In Mathworld in section geometry->inversive geometry->polar
they define polar line and pole point for conic sections:
for 2 given points on conic section a line thru them is polar for the
point of intersection of conic section tangents at the given
points.

There is a picture of a hyperbola with 2 transversals intersecting
at point Q : one is a polar line thru poits A and B, and the
other one is a line thru pole P and points X and Y on hyperbola.

Then they say points X,P,Y,Q form a harmonic range (Wells 1991).

The definition of a harmonic range in Mathworld is:
four collinear points A,B,C,D where AB=2,BC=1, CD=3 (see the
picture).

Maybe my selection of the pole point on conic section axis is not a
good idea?

G.

> In Mathworld in section geometry->inversive geometry->polar
> they define polar line and pole point for conic sections:
> for 2 given points on conic section a line thru them is
>polar for the
> point of intersection of conic section tangents at the
>given
> points.

Pole/Polar relationship could be defined vertually for any smooth curve.

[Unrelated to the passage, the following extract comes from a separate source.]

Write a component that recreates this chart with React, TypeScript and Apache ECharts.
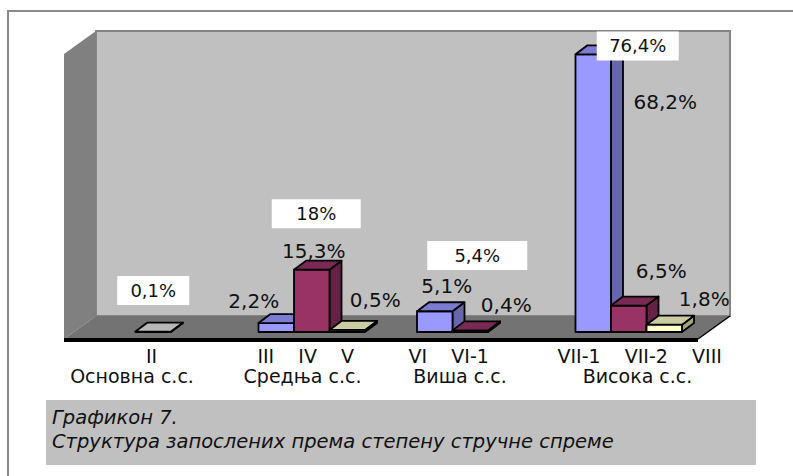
import React, { useEffect, useRef } from "react";
import * as echarts from "echarts";

// ---- data ----
const groups = ["Основна с.с.", "Средња с.с.", "Виша с.с.", "Висока с.с."];
const subLabels = ["II", "III    IV    V", "VI    VI-1", "VII-1    VII-2    VIII"];
const blueValues: (number | null)[] = [null, 2.2, 5.1, 68.2]; // III, VI, VII-1
const grayValues: (number | null)[] = [0.1, null, null, null]; // II
const maroonValues: (number | null)[] = [null, 15.3, 0.4, 6.5]; // IV, VI-1, VII-2
const yellowValues: (number | null)[] = [null, 0.5, null, 1.8]; // V, VIII
const groupTotals = [0.1, 18, 5.4, 76.4];
const totalLabels = ["0,1%", "18%", "5,4%", "76,4%"];
const yMax = 70;

// ---- layout (positions / styles) ----
const FONT = '"DejaVu Sans", Verdana, sans-serif';
const BAR_FRACTION = 0.224;
const BAR_DEPTH = [12, -9];
const BACK = [22, -16];
const FRONT = [-10, 7];
const blueLabelOffsets = [null, [-22.5, -22.5], [12, -25.7], [72, 48]];
const grayLabelOffsets = [null, null, null, null];
const maroonLabelOffsets = [null, [2, -19], [36, -25], [32.5, -34.5]];
const yellowLabelOffsets = [null, [28, -30], null, [40, -26]];
const totalOffsets = [[0, -41], [4.5, -45], [7, -54.5], [9, 25]];
const totalBoxW = [72, 89, 100, 82];
const line1Shift = [-1.75, -6, -21.5, 10.9];
const line2Shift = [-21.25, -9.25, -10.25, 8.75];

const fmt = (v: number) => String(v).replace(".", ",") + "%";

function barSeries(
  name: string,
  values: (number | null)[],
  slot: number,
  colors: { front: string; top: string; side: string },
  offsets: any[]
) {
  const data = values
    .map((v, i) => (v == null ? null : [i, v]))
    .filter((d) => d != null);
  return {
    type: "custom",
    name,
    z: 2,
    data,
    encode: { x: 0, y: 1 },
    renderItem: (params: any, api: any) => {
      const gi = api.value(0);
      const v = api.value(1);
      const band = api.size([1, 0])[0];
      const bw = band * BAR_FRACTION;
      const base = api.coord([gi, 0]);
      const top = api.coord([gi, v]);
      const x0 = base[0] + (slot - 1) * bw - bw / 2;
      const y0 = base[1];
      const y1 = top[1];
      const dx = BAR_DEPTH[0];
      const dy = BAR_DEPTH[1];
      const st = { stroke: "#000", lineWidth: 1.8, lineJoin: "round" };
      const children: any[] = [
        {
          type: "polygon",
          shape: { points: [[x0 + bw, y1], [x0 + bw + dx, y1 + dy], [x0 + bw + dx, y0 + dy], [x0 + bw, y0]] },
          style: { fill: colors.side, ...st },
        },
        {
          type: "rect",
          shape: { x: x0, y: y1, width: bw, height: y0 - y1 },
          style: { fill: colors.front, ...st },
        },
        {
          type: "polygon",
          shape: { points: [[x0, y1], [x0 + bw, y1], [x0 + bw + dx, y1 + dy], [x0 + dx, y1 + dy]] },
          style: { fill: colors.top, ...st },
        },
      ];
      const off = offsets[gi];
      if (off) {
        children.push({
          type: "text",
          z2: 20,
          style: {
            text: fmt(v),
            x: x0 + bw / 2 + off[0],
            y: y1 + off[1],
            fill: "#111",
            font: `20px ${FONT}`,
            align: "center",
            verticalAlign: "middle",
          },
        });
      }
      return { type: "group", children };
    },
  };
}

const padFor = (s: number) => (s < 0 ? [0, -2 * s, 0, 0] : [0, 0, 0, 2 * s]);

export default function App() {
  const ref = useRef<HTMLDivElement>(null);
  useEffect(() => {
    if (!ref.current) return;
    const chart = echarts.init(ref.current, null, { renderer: "svg" });
    const rich: any = {};
    groups.forEach((_, i) => {
      rich["a" + i] = { fontFamily: FONT, fontSize: 19, lineHeight: 20, color: "#111", padding: padFor(line1Shift[i]) };
      rich["b" + i] = { fontFamily: FONT, fontSize: 19, lineHeight: 20, color: "#111", padding: padFor(line2Shift[i]) };
    });
    chart.setOption({
      animation: false,
      backgroundColor: "#fff",
      grid: { left: 74, top: 47, width: 634, height: 285, containLabel: false, outerBoundsMode: "none" },
      xAxis: {
        type: "category",
        data: groups,
        axisLine: { show: false },
        axisTick: { show: false },
        splitLine: { show: false },
        axisLabel: {
          interval: 0,
          margin: 14,
          formatter: (val: string, idx: number) => `{a${idx}|${subLabels[idx]}}\n{b${idx}|${val}}`,
          rich,
        },
      },
      yAxis: { type: "value", min: 0, max: yMax, show: false, splitLine: { show: false } },
      graphic: [
        {
          type: "rect",
          shape: { x: 8, y: 11, width: 820, height: 520 },
          style: { fill: "none", stroke: "#8a8a8a", lineWidth: 2 },
          z: 0,
        },
        {
          type: "rect",
          shape: { x: 46, y: 400, width: 710, height: 65 },
          style: { fill: "#c0c0c0" },
          z: 0,
        },
        {
          type: "text",
          x: 52,
          y: 405,
          style: {
            text: "Графикон 7.\nСтруктура запослених према степену стручне спреме",
            font: `italic 19.5px ${FONT}`,
            lineHeight: 24,
            fill: "#111",
            align: "left",
            verticalAlign: "top",
          },
          z: 1,
        },
      ],
      series: [
        {
          type: "custom",
          name: "walls",
          z: 1,
          data: [[0, 0]],
          renderItem: (params: any) => {
            const cs = params.coordSys;
            const gx = cs.x, gy = cs.y, gw = cs.width, gh = cs.height;
            const [bx, by] = BACK;
            const [fx, fy] = FRONT;
            return {
              type: "group",
              children: [
                {
                  type: "rect",
                  shape: { x: gx + bx, y: gy + by, width: gw, height: gh },
                  style: { fill: "#c0c0c0", stroke: "#858585", lineWidth: 2 },
                },
                {
                  type: "polygon",
                  shape: { points: [[gx + fx, gy + fy], [gx + bx, gy + by], [gx + bx, gy + gh + by], [gx + fx, gy + gh + fy]] },
                  style: { fill: "#808080" },
                },
                {
                  type: "polygon",
                  shape: {
                    points: [
                      [gx + fx, gy + gh + fy],
                      [gx + gw + fx, gy + gh + fy],
                      [gx + gw + bx, gy + gh + by],
                      [gx + bx, gy + gh + by],
                    ],
                  },
                  style: { fill: "#737373" },
                },
                {
                  type: "line",
                  shape: { x1: gx + gw + fx, y1: gy + gh + fy, x2: gx + gw + bx, y2: gy + gh + by },
                  style: { stroke: "#000", lineWidth: 1.5 },
                },
                {
                  type: "line",
                  shape: { x1: gx + fx, y1: gy + gh + fy + 1, x2: gx + gw + fx, y2: gy + gh + fy + 1 },
                  style: { stroke: "#000", lineWidth: 4 },
                },
              ],
            };
          },
        },
        barSeries("blue", blueValues, 0, { front: "#9999ff", top: "#7b7bd0", side: "#6666aa" }, blueLabelOffsets),
        barSeries("gray", grayValues, 1, { front: "#c0c0c0", top: "#b8b8b8", side: "#999999" }, grayLabelOffsets),
        barSeries("maroon", maroonValues, 1, { front: "#993366", top: "#7a2952", side: "#662244" }, maroonLabelOffsets),
        barSeries("yellow", yellowValues, 2, { front: "#ffffcc", top: "#cccca3", side: "#a3a37a" }, yellowLabelOffsets),
        {
          type: "custom",
          name: "totals",
          z: 3,
          data: groupTotals.map((t, i) => [i, t]),
          encode: { x: 0, y: 1 },
          renderItem: (params: any, api: any) => {
            const gi = api.value(0);
            const t = api.value(1);
            const c = api.coord([gi, t]);
            const cx = c[0] + totalOffsets[gi][0];
            const cy = c[1] + totalOffsets[gi][1];
            const w = totalBoxW[gi];
            return {
              type: "group",
              children: [
                { type: "rect", shape: { x: cx - w / 2, y: cy - 14.5, width: w, height: 29 }, style: { fill: "#fff" } },
                {
                  type: "text",
                  style: {
                    text: totalLabels[gi],
                    x: cx,
                    y: cy,
                    fill: "#111",
                    font: `18px ${FONT}`,
                    align: "center",
                    verticalAlign: "middle",
                  },
                },
              ],
            };
          },
        },
      ],
    });
    return () => chart.dispose();
  }, []);
  return <div ref={ref} style={{ position: "absolute", left: 0, top: 0, width: 793, height: 476 }} />;
}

> There is a picture of a hyperbola with 2 transversals
>intersecting
> at point Q : one is a polar line thru poits A and B, and
>the
> other one is a line thru pole P and points X and Y on
>hyperbola.
>
> Then they say points X,P,Y,Q form a harmonic range (Wells
>1991).

Right. But the four points in this case are collinear.

> The definition of a harmonic range in Mathworld is:
> four collinear points A,B,C,D where AB=2,BC=1, CD=3 (see
>the
> picture).

This is something very special. I do not know what he uses it for.

> Maybe my selection of the pole point on
> conic section axis is not a good idea?

Can't say.

What I do know is that cross-ratio, which is this double ratio AC/AD : BC/BD, for collinear points is a projective invariant. The harmonic ratio is defined by the same experession where A, B, C, D are complex numbers. This is Moebius function invariant even if the numbers are not collinear. (AB = B - A.) If A, B, C, D are treated as points in the plane, then the double ratio is invariant under inversion. So it looks like you always get either straight lines or circles, not more general conics.